*Dataset extract:*
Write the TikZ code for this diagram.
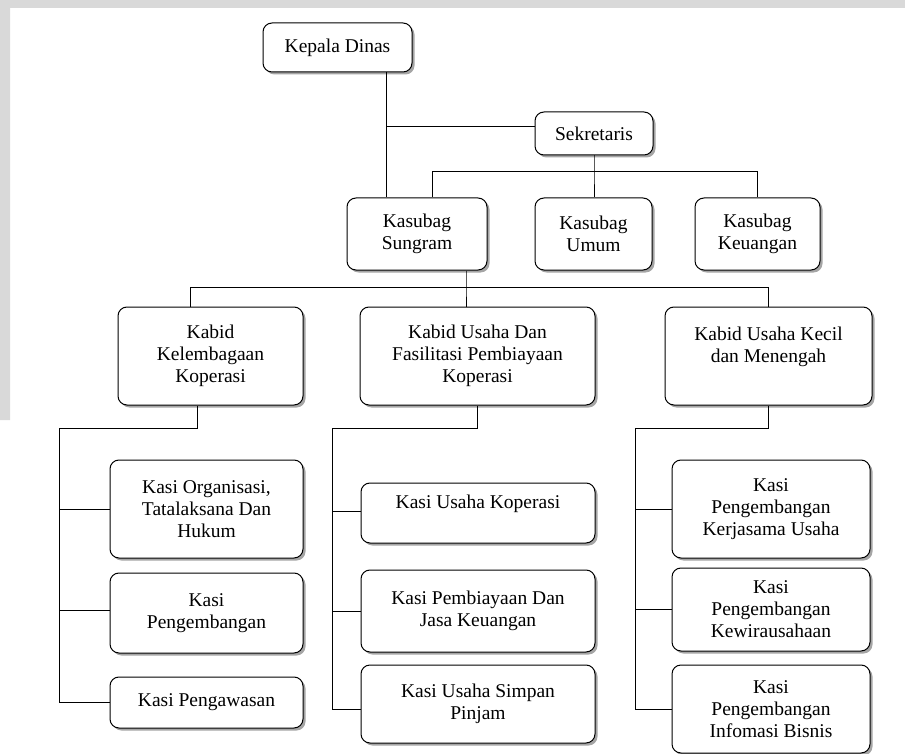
\documentclass[tikz,border=0pt]{standalone}
\usepackage{fontspec}
\setmainfont{Liberation Serif}
\usetikzlibrary{shadows}

\begin{document}
\begin{tikzpicture}[x=1pt,y=-1pt,line width=1pt]
  \tikzstyle{box}=[draw=black,fill=white,rounded corners=9pt,align=center,
                   font=\fontsize{19.5}{22}\selectfont,inner sep=0pt,
                   drop shadow={shadow xshift=2.5pt,shadow yshift=-2.5pt,fill=black!70}]
  \useasboundingbox (0,0) rectangle (905,754);
  \fill[white] (0,0) rectangle (905,754);
  \fill[black!15] (0,0) rectangle (905,8) (0,0) rectangle (10,420);

  % top
  \node[box,minimum width=149pt,minimum height=49pt] (kd)   at (337.5,47.5) {Kepala Dinas};
  \node[box,minimum width=118pt,minimum height=43pt] (sek)  at (594,133.5) {Sekretaris};
  \node[box,minimum width=140pt,minimum height=72pt] (ksg)  at (417,234) {Kasubag\\Sungram};
  \node[box,minimum width=117pt,minimum height=72pt] (kum)  at (593.5,234) {Kasubag\\Umum};
  \node[box,minimum width=125pt,minimum height=72pt] (kkeu) at (757.5,234) {Kasubag\\Keuangan};

  % kabid
  \node[box,minimum width=185pt,minimum height=98pt] (kb1) at (210.5,356) {Kabid\\Kelembagaan\\Koperasi};
  \node[box,minimum width=235pt,minimum height=98pt] (kb2) at (477.5,356) {Kabid Usaha Dan\\Fasilitasi Pembiayaan\\Koperasi};
  \node[box,minimum width=207pt,minimum height=98pt] (kb3) at (768.5,356) {Kabid Usaha Kecil\\dan Menengah\\\mbox{}};

  % kasi
  \node[box,minimum width=193pt,minimum height=98pt] (ks11) at (206.5,509) {Kasi Organisasi,\\Tatalaksana Dan\\Hukum};
  \node[box,minimum width=193pt,minimum height=80pt] (ks12) at (206.5,613) {Kasi\\Pengembangan};
  \node[box,minimum width=193pt,minimum height=51pt] (ks13) at (206.5,702.5) {Kasi Pengawasan};

  \node[box,minimum width=234pt,minimum height=60pt] (ks21) at (478,513) {Kasi Usaha Koperasi\\\mbox{}};
  \node[box,minimum width=234pt,minimum height=82pt] (ks22) at (478,611) {Kasi Pembiayaan Dan\\Jasa Keuangan};
  \node[box,minimum width=234pt,minimum height=78pt] (ks23) at (478,704) {Kasi Usaha Simpan\\Pinjam};

  \node[box,minimum width=198pt,minimum height=98pt] (ks31) at (771,509) {Kasi\\Pengembangan\\Kerjasama Usaha};
  \node[box,minimum width=198pt,minimum height=83pt] (ks32) at (771,609.5) {Kasi\\Pengembangan\\Kewirausahaan};
  \node[box,minimum width=198pt,minimum height=88pt] (ks33) at (771,709) {Kasi\\Pengembangan\\Infomasi Bisnis};

  % lines
  \coordinate (kdx) at ([xshift=48.5pt]kd.south);
  \coordinate (sw)  at ([yshift=6.5pt]sek.west);
  \coordinate (sb)  at (594,172);
  \coordinate (sl)  at (432,172);
  \coordinate (kbb) at (466,287);
  \coordinate (kbl) at (190,287);
  \coordinate (b1)  at (59,428);
  \coordinate (b2)  at (332,428);
  \coordinate (b3)  at (635,428);
  \coordinate (w12) at ([yshift=3pt]ks12.west);
  \coordinate (w21) at ([yshift=2pt]ks21.west);
  \coordinate (w23) at ([yshift=-5pt]ks23.west);

  \draw (kdx) -- (kdx |- ksg.north);
  \draw (sw) -- (kdx |- sw);
  \draw (sek.south) -- (sb) -- (sb |- kum.north);
  \draw (sl |- ksg.north) -- (sl) -- (sl -| kkeu.north) -- (kkeu.north);

  \draw (kbb |- ksg.south) -- (kbb) -- (kbb |- kb2.north);
  \draw (kbl |- kb1.north) -- (kbl) -- (kbl -| kb3.north) -- (kb3.north);

  \draw ([xshift=-13.5pt]kb1.south) |- (b1) |- (ks13.west);
  \draw (b1 |- ks11.west) -- (ks11.west);
  \draw (b1 |- w12) -- (w12);
  \draw (kb2.south) |- (b2) |- (w23);
  \draw (b2 |- w21) -- (w21);
  \draw (b2 |- ks22.west) -- (ks22.west);
  \draw (kb3.south) |- (b3) |- (ks33.west);
  \draw (b3 |- ks31.west) -- (ks31.west);
  \draw (b3 |- ks32.west) -- (ks32.west);
\end{tikzpicture}
\end{document}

*Work required:* Restate only the lines running from the start of the material above through the line containing "width=234pt,minimum height=78pt] (ks23)", ends included. No pictures.

*Task answer:*
Write the TikZ code for this diagram.
\documentclass[tikz,border=0pt]{standalone}
\usepackage{fontspec}
\setmainfont{Liberation Serif}
\usetikzlibrary{shadows}

\begin{document}
\begin{tikzpicture}[x=1pt,y=-1pt,line width=1pt]
  \tikzstyle{box}=[draw=black,fill=white,rounded corners=9pt,align=center,
                   font=\fontsize{19.5}{22}\selectfont,inner sep=0pt,
                   drop shadow={shadow xshift=2.5pt,shadow yshift=-2.5pt,fill=black!70}]
  \useasboundingbox (0,0) rectangle (905,754);
  \fill[white] (0,0) rectangle (905,754);
  \fill[black!15] (0,0) rectangle (905,8) (0,0) rectangle (10,420);

  % top
  \node[box,minimum width=149pt,minimum height=49pt] (kd)   at (337.5,47.5) {Kepala Dinas};
  \node[box,minimum width=118pt,minimum height=43pt] (sek)  at (594,133.5) {Sekretaris};
  \node[box,minimum width=140pt,minimum height=72pt] (ksg)  at (417,234) {Kasubag\\Sungram};
  \node[box,minimum width=117pt,minimum height=72pt] (kum)  at (593.5,234) {Kasubag\\Umum};
  \node[box,minimum width=125pt,minimum height=72pt] (kkeu) at (757.5,234) {Kasubag\\Keuangan};

  % kabid
  \node[box,minimum width=185pt,minimum height=98pt] (kb1) at (210.5,356) {Kabid\\Kelembagaan\\Koperasi};
  \node[box,minimum width=235pt,minimum height=98pt] (kb2) at (477.5,356) {Kabid Usaha Dan\\Fasilitasi Pembiayaan\\Koperasi};
  \node[box,minimum width=207pt,minimum height=98pt] (kb3) at (768.5,356) {Kabid Usaha Kecil\\dan Menengah\\\mbox{}};

  % kasi
  \node[box,minimum width=193pt,minimum height=98pt] (ks11) at (206.5,509) {Kasi Organisasi,\\Tatalaksana Dan\\Hukum};
  \node[box,minimum width=193pt,minimum height=80pt] (ks12) at (206.5,613) {Kasi\\Pengembangan};
  \node[box,minimum width=193pt,minimum height=51pt] (ks13) at (206.5,702.5) {Kasi Pengawasan};

  \node[box,minimum width=234pt,minimum height=60pt] (ks21) at (478,513) {Kasi Usaha Koperasi\\\mbox{}};
  \node[box,minimum width=234pt,minimum height=82pt] (ks22) at (478,611) {Kasi Pembiayaan Dan\\Jasa Keuangan};
  \node[box,minimum width=234pt,minimum height=78pt] (ks23) at (478,704) {Kasi Usaha Simpan\\Pinjam};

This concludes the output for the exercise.